While the drama unfolds in front of us all, drama that spans two additional characters, a mysterious plot, mental/emotional anguish, and very little action, we become more than just outside observers. We are part of the drama, too. Passersby don’t notice the performers or the audience for what we are. The performers are part of the mix of people in the Square, and sometimes, in the way. It’s fascinating to watch how others avoid them, and us, too, though, some don’t. An ever-hopeful dude on his plight to legalize marijuana yells at the silent audience to sign his petition. Another wants endless hugs for everyone, and holds up his sign that notes his website address. Two women with burritos plop down on the stairs, then realize that something other than lunch is going on, and scurry away. People stare. People politely shift their gaze.

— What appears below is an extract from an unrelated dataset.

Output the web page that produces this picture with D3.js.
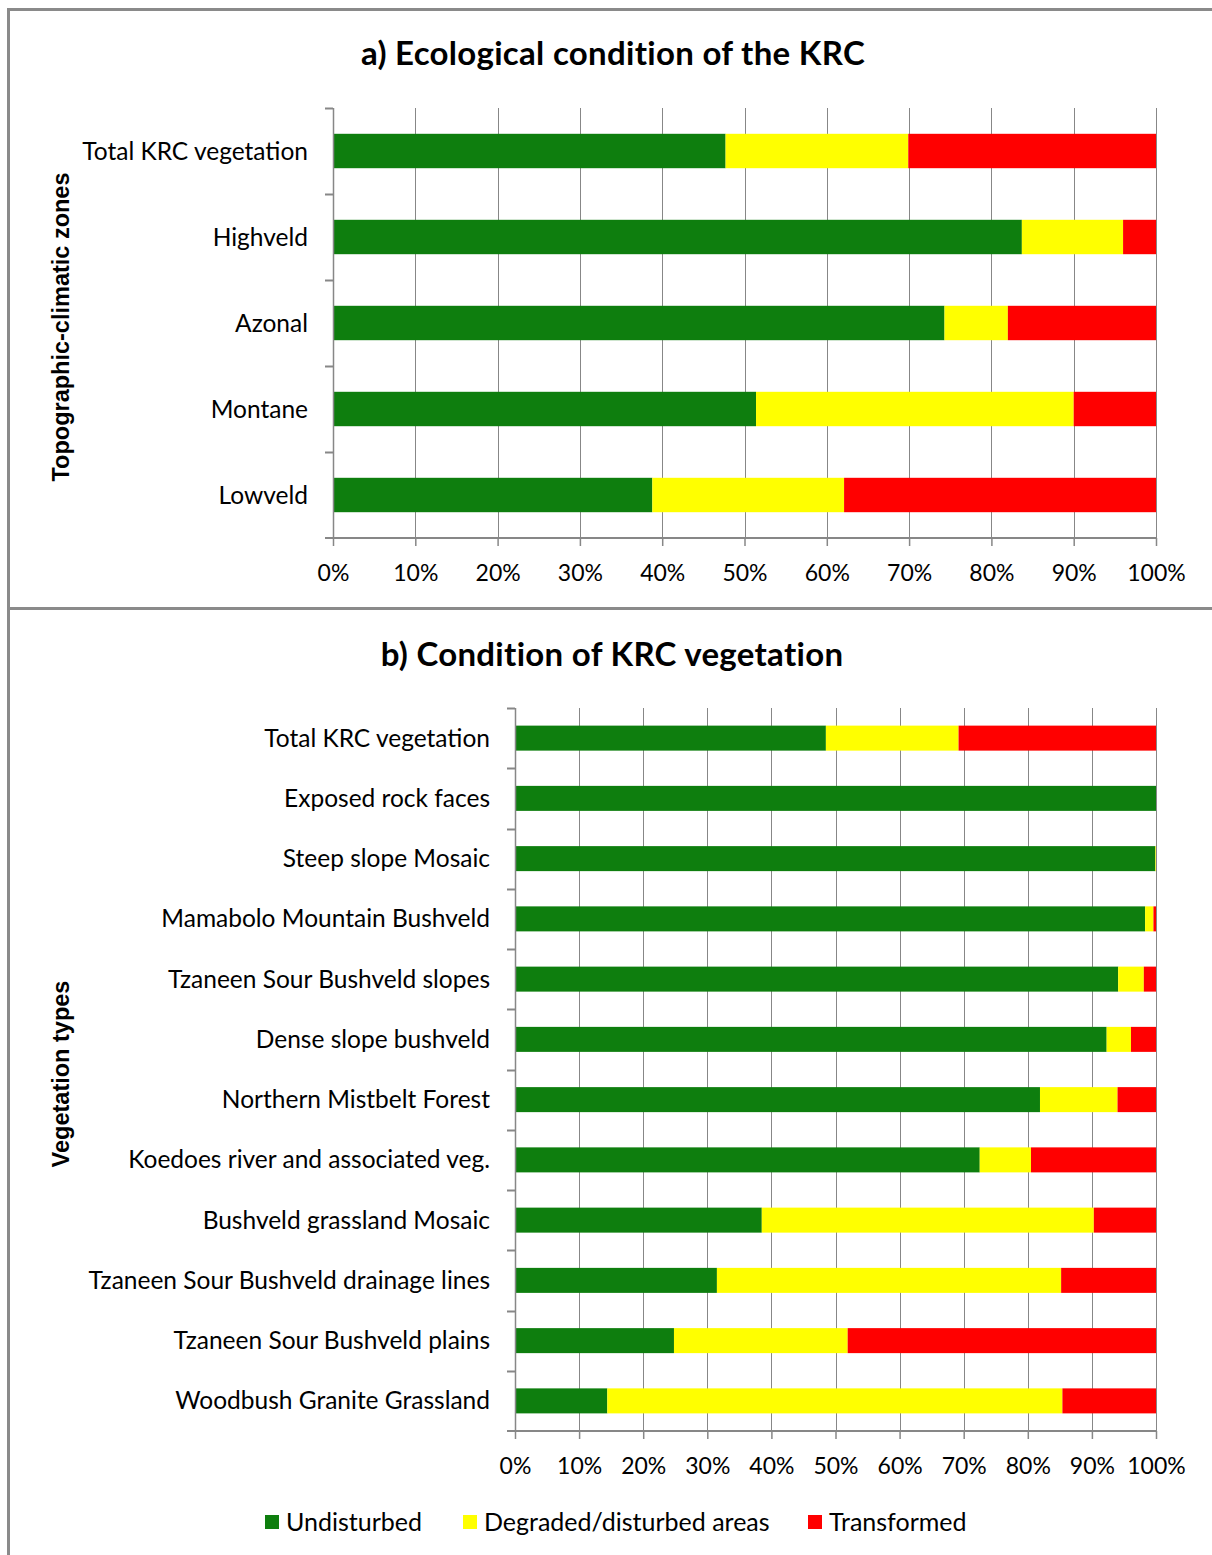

Challenging our assumptions about public/private space, and audience/participant roles is part of San Francisco’s REBAR (rebargroup.org) schtick, too. The group spent time in Portland last year, leading willing thrill seekers through a series of activities in downtown Portland’s public spaces, activities that blur the lines between acting, participating, observing, and challenge unsuspecting observers to interact with the antics (or not). It was fun. It was folly. It was Sociology 101. So was small metal objects with its supreme set for most excellent people watching, performance that relies on audience-as-spectacle-participants, and breeding grounds for commentary on our colorful, urban life. Makes you want to shake up the landscape more often.